There are 24 cement factories in Egypt, including four factories in Cairo, two in Alexandria, five in Suez, five in Beni Suef, two in El-Menia, two in Assiut, one in Qena, one in Aswan and two in North Sinai.
The market will receive the production of four new licenses over the next two years, all of which are expected to focus on foreign markets, given the local market saturation.
Export of cement:
There are three key factors to secure success for the export of cement:
First: to reduce the fuel prices for factories, as it rose more than once after the government decision to float the Egyptian pound in November 2016.
Second:  To back the cement export and secure its success. In spite of the fact that there is news of the government bearing 50% of the value of transport to the markets of Libya and Iraq, but this support is insufficient. Although the the Egyptian product is good and competitive, but the cost abroad is still much lower, which necessitates more support from the government.
Third: To provide studies on neighboring markets and the size of their actual needs, through Egypt’s commercial representation offices, in cooperation with trade missions including board members of cement companies.

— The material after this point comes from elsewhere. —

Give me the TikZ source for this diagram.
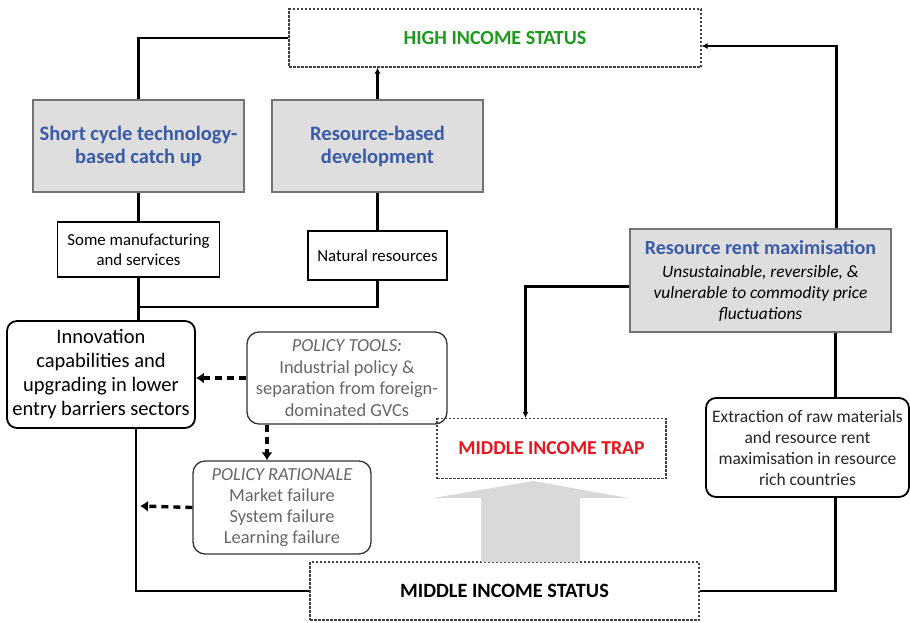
\documentclass[tikz,border=0pt]{standalone}
\usepackage{fontspec}
\setmainfont{Carlito}
\usetikzlibrary{arrows.meta}
\definecolor{tblue}{HTML}{3A5BA8}
\definecolor{tgreen}{HTML}{1C9A1C}
\definecolor{tred}{HTML}{E8141C}
\definecolor{boxgray}{HTML}{DEDEDE}
\definecolor{arrgray}{HTML}{D9D9D9}
\definecolor{ptext}{HTML}{666666}
\tikzset{
  dbox/.style={draw=black!75, dashed, dash pattern=on 2.5pt off 1.5pt, line width=1.1pt, inner sep=0pt, align=center},
  gbox/.style={draw=black!55, fill=boxgray, line width=1.4pt, inner sep=0pt, align=center},
  wbox/.style={draw=black, line width=1.8pt, inner sep=0pt, align=center},
  rbox/.style={draw=black, line width=1.8pt, rounded corners=10pt, inner sep=0pt, align=center},
  pbox/.style={draw=black!80, line width=1.3pt, rounded corners=12pt, inner sep=0pt, align=center, text=ptext},
  conn/.style={draw=black, line width=2.2pt},
  arr/.style={conn, -{Latex[length=6pt,width=6pt]}},
  darr/.style={draw=black, line width=3.4pt, dash pattern=on 7pt off 5pt, -{Latex[length=8pt,width=11pt]}},
  ttl/.style={font=\fontsize{20.5}{23}\selectfont\bfseries, text=tblue}
}
\begin{document}
\begin{tikzpicture}[x=1pt,y=-1pt]
\useasboundingbox (0,0) rectangle (910,622);
% nodes
\node[dbox, minimum width=412pt, minimum height=58pt, font=\fontsize{20}{22}\selectfont\bfseries, text=tgreen] (high) at (495,38) {HIGH INCOME STATUS};
\node[gbox, minimum width=211pt, minimum height=92pt, ttl] (sc) at (138.5,146) {Short cycle technology-\\based catch up};
\node[gbox, minimum width=211pt, minimum height=92pt, ttl] (rb) at (377.5,146) {Resource-based\\development};
\node[wbox, minimum width=162pt, minimum height=55pt, font=\fontsize{16.8}{20}\selectfont] (smf) at (138.5,249.5) {Some manufacturing\\and services};
\node[wbox, minimum width=139pt, minimum height=49pt, font=\fontsize{16.8}{20}\selectfont] (nat) at (377.5,255.5) {Natural resources};
\node[rbox, minimum width=188pt, minimum height=107pt, font=\fontsize{20.5}{24}\selectfont] (inn) at (101,374.5) {Innovation\\capabilities and\\upgrading in lower\\entry barriers sectors};
\node[pbox, minimum width=200pt, minimum height=92pt, font=\fontsize{18.4}{21.7}\selectfont] (pt) at (347,378) {\textit{POLICY TOOLS:}\\Industrial policy \&\\separation from foreign-\\dominated GVCs};
\node[pbox, minimum width=178pt, minimum height=93pt, font=\fontsize{18.4}{21}\selectfont] (pr) at (282,507.5) {\textit{POLICY RATIONALE}\\Market failure\\System failure\\Learning failure};
\node[gbox, minimum width=261pt, minimum height=103pt, font=\fontsize{17.4}{21}\selectfont\itshape] (rrm) at (760.5,280.5) {{\fontsize{20}{24}\selectfont\bfseries\upshape\color{tblue}Resource rent maximisation}\\[2pt]Unsustainable, reversible, \&\\vulnerable to commodity price\\fluctuations};
\node[rbox, minimum width=203pt, minimum height=99pt, font=\fontsize{17.5}{21}\selectfont, text=black!85] (ext) at (807.5,447.5) {Extraction of raw materials\\and resource rent\\maximisation in resource\\rich countries};
\node[dbox, minimum width=229pt, minimum height=60pt, font=\fontsize{19.7}{22}\selectfont\bfseries, text=tred] (trap) at (551.5,448.5) {MIDDLE INCOME TRAP};
\node[dbox, minimum width=389pt, minimum height=58pt, font=\fontsize{20.3}{22}\selectfont\bfseries] (mis) at (504.5,591) {MIDDLE INCOME STATUS};
% big gray arrow
\fill[arrgray] (481,562) -- (481,498) -- (433,498) -- (533,481) -- (628,498) -- (580,498) -- (580,562) -- cycle;
% coordinates
\coordinate (j) at (139,307);
\coordinate (pa) at (140,506);
% connectors
\draw[conn] (high.west) -| (sc.north);
\draw[arr] (rb.north) -- (rb.north |- high.south);
\draw[conn] (sc.south) -- (smf.north);
\draw[conn] (rb.south) -- (nat.north);
\draw[conn] (smf.south) -- (smf.south |- inn.north);
\draw[conn] (nat.south) |- (j);
\draw[conn] ([xshift=35pt]inn.south) |- (mis.west);
\draw[darr] (pt.west) -- (inn.east |- pt.west);
\draw[darr] ([xshift=-80pt]pt.south) -- ([xshift=-80pt]pt.south |- pr.north);
\draw[darr] (pr.west) -- (pa);
\draw[arr] ([xshift=76pt]rrm.north) |- ([yshift=-8pt]high.east);
\draw[arr] ([yshift=-6pt]rrm.west) -| ([xshift=-26pt]trap.north);
\draw[conn] ([xshift=75pt]rrm.south) -- ([xshift=75pt]rrm.south |- ext.north);
\draw[conn] ([xshift=28pt]ext.south) |- (mis.east);
\end{tikzpicture}
\end{document}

In the framework of the previous review, a series of questions arise, whose answers can determine the course of the cement crisis in Egypt and its future implications, including:
– Why did the army enter a settled industry that has no problems?
– Why does the army try to confuse and monopolize already existing economic projects?
– Why does the government insist on issuing many licenses for cement production regardless of the environmental dimension?
– What is behind the rises in cement prices amid production abundance?
– Where will the cement production go after issuance of new licenses, especially those given to the army?
Also, the exaggerated road fees imposed by the army on cement factories are likely to expose cement companies to significant losses, taking into account that the army-owned cement plants are exempted from such fees.